Валерия Олюнина. Арам под номером 900. Переводчик Рэя
Всем жителям героического Арцаха посвящается
I
– Не могу проходить спокойно мимо голодных кошек и брошенных на развалах книг. Мне это причиняет острую боль. Возможно, всё это досталось в наследство от отца, советского офицера, бессребреника и страстного библиофила. К тому же, когда он на обед шёл из штаба, иногда приводил к подъезду какую-нибудь дворнягу, чтобы её накормить. В те годы я очень боялась собак, кошек (меня сильно трёхлетнюю покусала бабушкина кошка) и не читала фантастику, как-то перепрыгнув из русской и советской классики в латиноамериканский бум, где, похоже, застряла навсегда.

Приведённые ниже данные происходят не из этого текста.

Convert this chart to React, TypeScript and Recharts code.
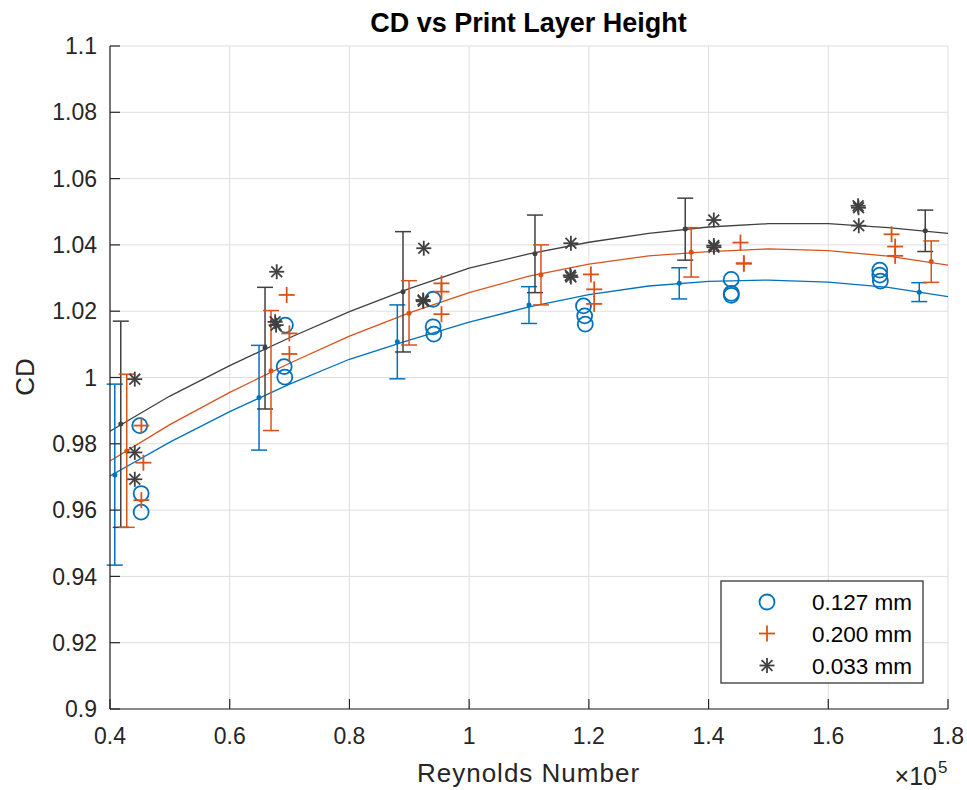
import React from 'react';
import { ComposedChart, Line, Scatter, XAxis, YAxis, CartesianGrid, ErrorBar } from 'recharts';

// ---- data ----
const curveX = [0.4, 0.5, 0.6, 0.7, 0.8, 0.9, 1.0, 1.1, 1.2, 1.3, 1.4, 1.5, 1.6, 1.7, 1.8];
const curve127 = [0.9703, 0.9805, 0.9897, 0.998, 1.0055, 1.0113, 1.0167, 1.0213, 1.025, 1.0276, 1.029, 1.0294, 1.0288, 1.0272, 1.0244];
const curve200 = [0.9748, 0.9858, 0.9955, 1.0043, 1.0125, 1.0195, 1.0256, 1.0306, 1.0342, 1.0367, 1.038, 1.0388, 1.0383, 1.0366, 1.0339];
const curve033 = [0.9838, 0.9944, 1.0036, 1.012, 1.0199, 1.0268, 1.033, 1.0373, 1.0408, 1.0435, 1.0454, 1.0464, 1.0464, 1.0452, 1.0435];

const raw127X = [0.4497, 0.452, 0.452, 0.693, 0.691, 0.692, 0.9398, 0.9398, 0.941, 1.191, 1.193, 1.194, 1.4378, 1.438, 1.438, 1.686, 1.686, 1.687];
const raw127Y = [0.9855, 0.965, 0.9594, 1.0158, 1.0033, 1.0001, 1.0236, 1.0153, 1.0131, 1.0216, 1.0186, 1.0161, 1.0296, 1.0254, 1.0248, 1.0324, 1.0309, 1.0291];

const raw200X = [0.4524, 0.4558, 0.4524, 0.6952, 0.6997, 0.6997, 0.9538, 0.9538, 0.9538, 1.2034, 1.2089, 1.2089, 1.4533, 1.4589, 1.4589, 1.7057, 1.7117, 1.7117];
const raw200Y = [0.9855, 0.9743, 0.963, 1.0249, 1.0133, 1.0071, 1.0284, 1.0259, 1.0191, 1.0311, 1.0266, 1.0222, 1.0407, 1.0345, 1.0343, 1.0432, 1.0395, 1.0367];

const raw033X = [0.4414, 0.4414, 0.4414, 0.6785, 0.6758, 0.6775, 0.9242, 0.923, 0.9235, 1.17, 1.169, 1.17, 1.4087, 1.4087, 1.409, 1.6498, 1.6505, 1.6509];
const raw033Y = [0.9995, 0.9774, 0.9693, 1.0319, 1.0168, 1.0158, 1.039, 1.0234, 1.023, 1.0405, 1.0308, 1.0303, 1.0475, 1.0398, 1.0393, 1.0518, 1.0512, 1.0458];

const eb127X = [0.408, 0.649, 0.88, 1.1, 1.351, 1.752];
const eb127Mean = [0.9706, 0.994, 1.0108, 1.0219, 1.0284, 1.0257];
const eb127Low = [0.9434, 0.9781, 0.9996, 1.0163, 1.0237, 1.0229];
const eb127High = [0.998, 1.0097, 1.0219, 1.0274, 1.0331, 1.0286];

const eb033X = [0.418, 0.659, 0.8895, 1.11, 1.361, 1.762];
const eb033Mean = [0.986, 1.009, 1.0259, 1.0373, 1.0448, 1.0443];
const eb033Low = [0.9548, 0.9905, 1.0077, 1.0256, 1.0354, 1.038];
const eb033High = [1.017, 1.0272, 1.044, 1.049, 1.0541, 1.0505];

const eb200X = [0.428, 0.669, 0.8996, 1.12, 1.371, 1.772];
const eb200Mean = [0.9778, 1.002, 1.0194, 1.031, 1.0378, 1.035];
const eb200Low = [0.9548, 0.984, 1.0098, 1.0219, 1.0303, 1.0287];
const eb200High = [1.001, 1.0202, 1.0292, 1.04, 1.0452, 1.0412];

const xTicks = [0.4, 0.6, 0.8, 1.0, 1.2, 1.4, 1.6, 1.8];
const yTicks = [0.9, 0.92, 0.94, 0.96, 0.98, 1.0, 1.02, 1.04, 1.06, 1.08, 1.1];
const legendLabels = ['0.127 mm', '0.200 mm', '0.033 mm'];

// ---- helpers ----
const BLUE = '#0072BD';
const ORANGE = '#D95319';
const GRAY = '#404040';
const FONT = '"Liberation Sans", Arial, Helvetica, sans-serif';

const pts = (xs: number[], ys: number[]) => xs.map((x, i) => ({ x, y: ys[i] }));
const ebPts = (xs: number[], m: number[], lo: number[], hi: number[]) =>
  xs.map((x, i) => ({ x, y: m[i], err: [m[i] - lo[i], hi[i] - m[i]] }));

const fmt = (v: number) => String(Number(v.toFixed(2)));

const CircleMark = (p: any) => (
  <circle cx={p.cx} cy={p.cy} r={7.5} fill="none" stroke={BLUE} strokeWidth={1.8} />
);
const PlusMark = (p: any) => (
  <g stroke={ORANGE} strokeWidth={1.8}>
    <line x1={p.cx - 8} y1={p.cy} x2={p.cx + 8} y2={p.cy} />
    <line x1={p.cx} y1={p.cy - 8} x2={p.cx} y2={p.cy + 8} />
  </g>
);
const StarMark = (p: any) => {
  const r = 7.5;
  const d = r * 0.72;
  return (
    <g stroke={GRAY} strokeWidth={1.8}>
      <line x1={p.cx - r} y1={p.cy} x2={p.cx + r} y2={p.cy} />
      <line x1={p.cx} y1={p.cy - r} x2={p.cx} y2={p.cy + r} />
      <line x1={p.cx - d} y1={p.cy - d} x2={p.cx + d} y2={p.cy + d} />
      <line x1={p.cx - d} y1={p.cy + d} x2={p.cx + d} y2={p.cy - d} />
    </g>
  );
};
const dotShape = (color: string) => (p: any) => <circle cx={p.cx} cy={p.cy} r={2.5} fill={color} />;

export default function App() {
  const axisColor = '#262626';
  const tickStyle = { fontSize: 23, fill: axisColor, fontFamily: FONT };
  return (
    <div style={{ position: 'absolute', left: 0, top: 0, width: 967, height: 790, background: '#fff' }}>
      <ComposedChart width={967} height={790} margin={{ top: 46, right: 19, left: 0, bottom: 0 }}>
        <CartesianGrid stroke="#dedede" strokeWidth={1} />
        <XAxis
          type="number"
          dataKey="x"
          domain={[0.4, 1.8]}
          ticks={xTicks}
          allowDataOverflow
          tickFormatter={fmt}
          height={81}
          tickSize={-10}
          tickMargin={29}
          tick={tickStyle}
          stroke={axisColor}
          strokeWidth={1.2}
          interval={0}
        />
        <YAxis
          type="number"
          dataKey="y"
          domain={[0.9, 1.1]}
          ticks={yTicks}
          allowDataOverflow
          tickFormatter={fmt}
          width={110}
          tickSize={-10}
          tickMargin={23}
          tick={tickStyle}
          stroke={axisColor}
          strokeWidth={1.2}
          interval={0}
        />
        <Line data={pts(curveX, curve127)} dataKey="y" stroke={BLUE} strokeWidth={1.3} dot={false} isAnimationActive={false} />
        <Line data={pts(curveX, curve200)} dataKey="y" stroke={ORANGE} strokeWidth={1.3} dot={false} isAnimationActive={false} />
        <Line data={pts(curveX, curve033)} dataKey="y" stroke={GRAY} strokeWidth={1.3} dot={false} isAnimationActive={false} />

        <Scatter data={ebPts(eb127X, eb127Mean, eb127Low, eb127High)} dataKey="y" shape={dotShape(BLUE)} isAnimationActive={false}>
          <ErrorBar dataKey="err" direction="y" width={8} stroke={BLUE} strokeWidth={1.5} isAnimationActive={false} />
        </Scatter>
        <Scatter data={ebPts(eb033X, eb033Mean, eb033Low, eb033High)} dataKey="y" shape={dotShape(GRAY)} isAnimationActive={false}>
          <ErrorBar dataKey="err" direction="y" width={8} stroke={GRAY} strokeWidth={1.5} isAnimationActive={false} />
        </Scatter>
        <Scatter data={ebPts(eb200X, eb200Mean, eb200Low, eb200High)} dataKey="y" shape={dotShape(ORANGE)} isAnimationActive={false}>
          <ErrorBar dataKey="err" direction="y" width={8} stroke={ORANGE} strokeWidth={1.5} isAnimationActive={false} />
        </Scatter>

        <Scatter data={pts(raw127X, raw127Y)} dataKey="y" shape={CircleMark} isAnimationActive={false} />
        <Scatter data={pts(raw200X, raw200Y)} dataKey="y" shape={PlusMark} isAnimationActive={false} />
        <Scatter data={pts(raw033X, raw033Y)} dataKey="y" shape={StarMark} isAnimationActive={false} />
      </ComposedChart>

      <svg width={967} height={790} style={{ position: 'absolute', left: 0, top: 0, pointerEvents: 'none' }}>
        <text x={528.5} y={32} textAnchor="middle" fontFamily={FONT} fontWeight="bold" fontSize={27} fill="#000">
          CD vs Print Layer Height
        </text>
        <text x={528.5} y={782} textAnchor="middle" fontFamily={FONT} fontSize={26} letterSpacing={1} fill={axisColor}>
          Reynolds Number
        </text>
        <text x={34} y={377} textAnchor="middle" fontFamily={FONT} fontSize={26} fill={axisColor} transform="rotate(-90 34 377)">
          CD
        </text>
        <text x={937} y={785} textAnchor="end" fontFamily={FONT} fontSize={25} fill={axisColor}>
          ×10
        </text>
        <text x={938} y={773} fontFamily={FONT} fontSize={17} fill={axisColor}>
          5
        </text>

        <rect x={721} y={581} width={202} height={102} fill="#fff" stroke={axisColor} strokeWidth={1.2} />
        <CircleMark cx={767} cy={602} />
        <PlusMark cx={767} cy={633.5} />
        <StarMark cx={767} cy={665.5} />
        {legendLabels.map((t, i) => (
          <text key={t} x={812} y={610 + i * 32} fontFamily={FONT} fontSize={22.5} fill="#000">
            {t}
          </text>
        ))}
      </svg>
    </div>
  );
}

Сейчас я много езжу по России, и, кажется, Владивосток по наличию книжных развалов, а точнее, шкафов со старыми книгами, списанными из библиотек и вынесенными из домашних библиотек, бьёт все рекорды. За эти месяцы я видела много таких шкафов, на улице Суханова, например, забит ещё и старыми игрушками. Этим книгам по тридцать-сорок лет, и тогда они представляли для любого советского человека исключительную ценность, ради них сдавали макулатуру и стояли большие очереди за талонами, чтобы отоварить подписным изданием. Кстати, так было не только в СССР, а и во многих странах мира. Однажды в Ганновере в гостях у свояков я увидела великолепно изданные книги писателей, получивших Нобелевскую премию. Оказалось, что покупать их начала бабушка переехавшего с Урала семейства, взяв для этого немалый кредит, а после её смерти коллекцию уже продолжал собирать её супруг, чтобы оставить это наследство внукам.
…В одном доме на Пушкинской я увидела импровизированные книжные полки, сделанные в нише прямо внутри панельной кладки. В них лежали великолепные издания художественной литературы, потрёпанные, пожившие тома Герцена или Гюго, интереснейшая книга про Тернейский район с фотографиями из Сихотэ-Алиня и бухты, где останавливался Лаперуз, которую было невозможно не забрать с собой. Книги были похожи на те, которые плавают в гибельных водах после кораблекрушения, размокшие и высохшие, и снова размокшие, продуваемые всеми тихоокеанскими ветрами. Их страницы то оборванные, то слипшиеся и иногда уцелевшие, своей разбухшей толщиной и пожелтелостью были похожи на средневековые манускрипты. Наверное, они были немного похожи на томики Софокла и Китса, что спаслись в карманах утонувшего Шелли.
Как правило, в этих шкафах роются люди старшего поколения, приостанавливают поиск, залипнув на какой-нибудь странице, а потом, достаточно набив свою сумку или тележку на колёсах, куда-то уходят с ними, я подозреваю, что в секту тех, кто учит эти книги наизусть.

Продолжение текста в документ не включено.